The social media post won her financial assistance from philanthropists and also a job.
Prema of Ponnamapet in Salem had spent the last penny she had. With three hungry children, aged five, three and two years, to feed, Prema approached everyone she knew, but neither her neighbours nor her relatives would part with cash on the day considered auspicious.
When she was frantically trying for funds to feed her children, a man passing through her street offered to buy hair to make wigs. Prema immediately chopped off her hair and sold it for Rs.150 before spending Rs. 100 on food for her children. After feeding her children, she went to buy a bottle of insecticide but the shopkeeper sensed something amiss and refused to sell it.
After that she attempted to consume poisonous arali seeds (Nerium oleander), this time, her suicide attempt was stopped by her sister, said the Good Samaritan G. Bala, who had posted the plight of Prema on social media.
Prema narrated her story that she worked in a brick kiln along with her husband Selvam as daily wage earners, before that they had borrowed Rs. 2.5 lakhs for establishing a petty shop on their own, but they were cheated by many people and caught in debt trap.
A week after Prema took the extreme decision to end her life; she got a new lease life after a week through Good Samaritan Bala, who was a designer by profession.
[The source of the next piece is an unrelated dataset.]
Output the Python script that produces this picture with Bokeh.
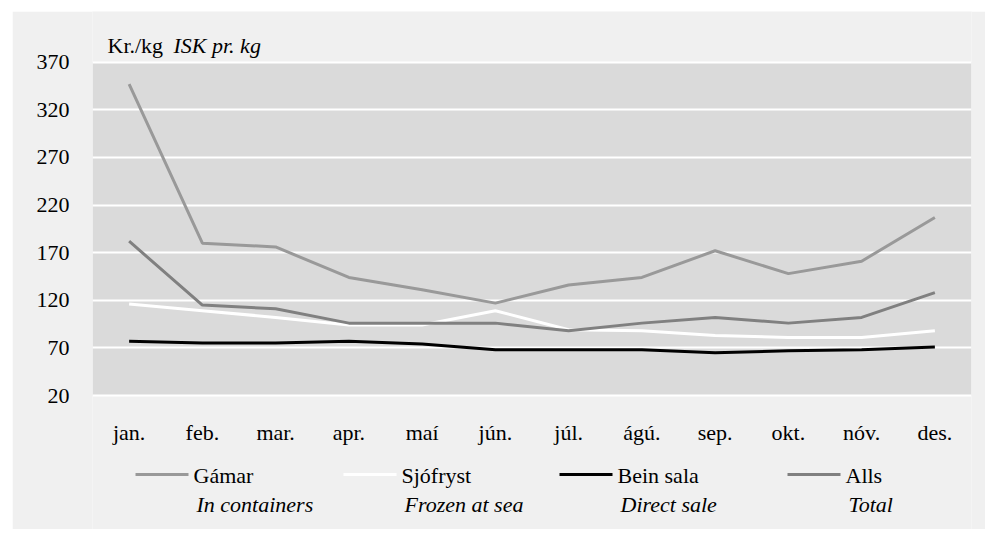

Bala’s post went viral on social media, as a result of this, Rs. 1.45 lakhs poured in from light-hearted people, in the same time, the district administration too sanctioned widow pension to her. A local brick kiln owner came forward to give her a job.
Ecstatic over the support received from light-hearted people, Prema promised that she will never think of committing suicide and appealed Bala to remove the social media post.
The Good Samaritan Bala’s own story was the inspiration to Prema. When Bala was in his childhood, the family was trapped in poverty, his mother sold old newspaper for Rs. 4 and bought rice and cooked it. Bala’s mother tried to commit suicide, but she was saved by the relatives, Bala narrated her story to Prema.